И вдруг почти рядом с собой он увидел вчерашнюю женщину из ресторана в сопровождении высокого мужчины с красивой сединой на висках, который еще рассказывал о Хергиани. Она шла между рядов лежаков, выискивая свободное место, мужчина нес за ней лежак. Точно, он волочится за ней. А может, муж? Нет! Муж, даже очень любящий муж, ухаживал бы не так.
Слесарев торопливо закрыл лицо газетой. Они остановились невдалеке от него, постояли, высматривая свободное место, пошли дальше.
«И тут спокойно не отдохнешь», — недовольно подумал Слесарев. В отличие от вчера (строгое темное платье и проч.), одета она была в легкий ситцевый сарафан и казалась от этого еще стройнее и моложе… «Еще раз скупнусь, и надо будет уматывать отсюда. Позже ни в какую столовую не попадешь…»
А все-таки мир тесен… Этот человек встречал Мишу Хергиани, Сережу Полякова…
Еще раз оглянувшись, нет ли их поблизости, Слесарев пошел к морю, с удовольствием и долго, почти до изнеможения, качался на небольшой волне. Потом смотрел на водных лыжников и совсем забыл про женщину и мужчину, которые чуть было не испортили его настроение, и думал, что хорошо он все-таки поступил, что сорвался сюда.
Ну, а теперь пора куда-нибудь перекусить, а потом посмотреть на город. Слесарев медленно, со стуком в висках, выходил из воды. Остановился на кромке прибоя.
— Зравствуйте! — сказал кто-то кому-то совсем рядом.
Слесарев ловил ногой с шумом приносимую и уносимую волной гальку.
— Здравствуйте! — снова повторил совсем рядом тот же голос.
Слесарев поднял голову.
Перед ним стояла, вся в капельках воды, — только что вышла из моря, — та женщина и улыбалась.
«Фу, черт!» — ругнулся про себя Слесарев.
— Здравствуйте! — сказал он.
— А я… А мы решили, что вы уже давно уехали.

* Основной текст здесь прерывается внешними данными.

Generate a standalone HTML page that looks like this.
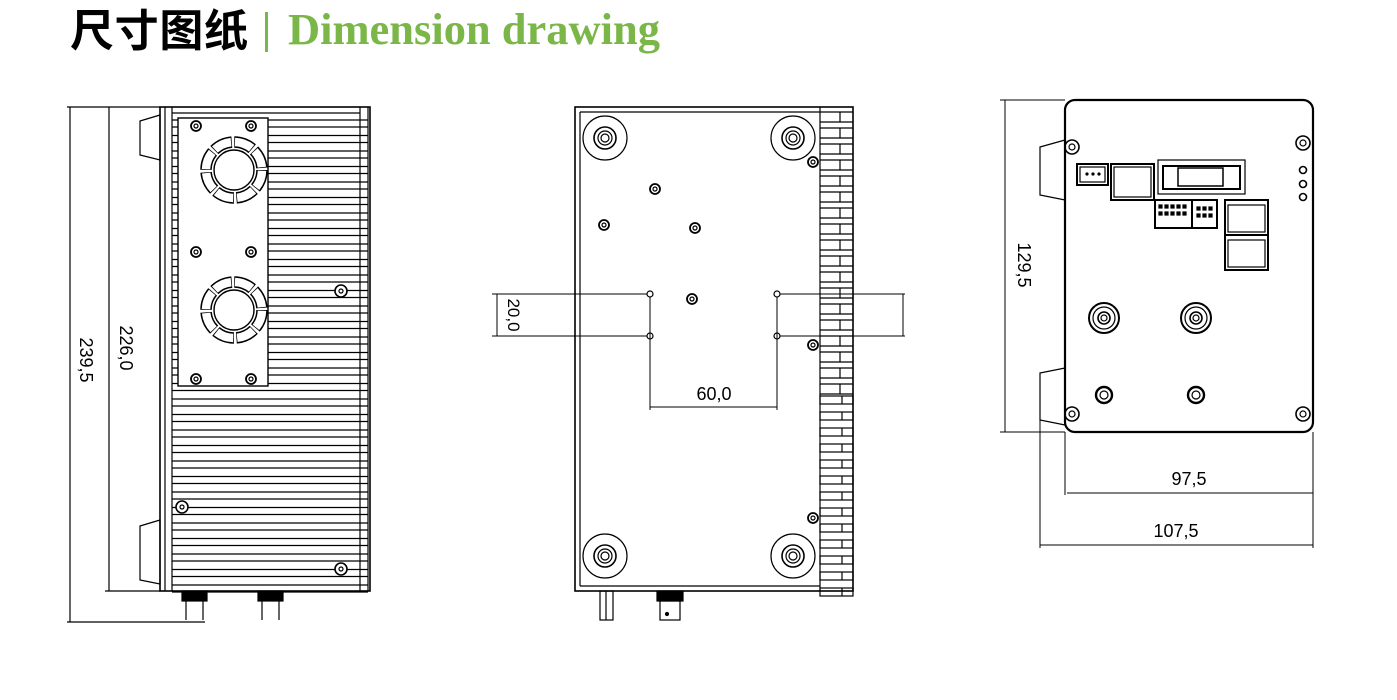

— Нет. У меня еще два свободных дня.
Они пошли между рядов лежаков. Слесарев старался, чтобы она шла впереди, он не любил, когда ему смотрят в спину.
— Я вот здесь устроилась, — остановилась она.
— А я немного подальше, — Слесарев замялся, он не знал, что делать: продолжать ли разговор или уходить к своему лежаку. Уходить, прервав разговор да еще не попрощавшись, — вроде бы не учтиво. Попрощаться— так он еще не уходит с пляжа, тем более, что ее лежак не далеко от его. А продолжать разговор — он не знал о чем.
— Вы еще не уходите с пляжа? — спросила она.
— Немного еще погреюсь.
— Если хотите, перебирайтесь поближе. Одному, наверное, скучно?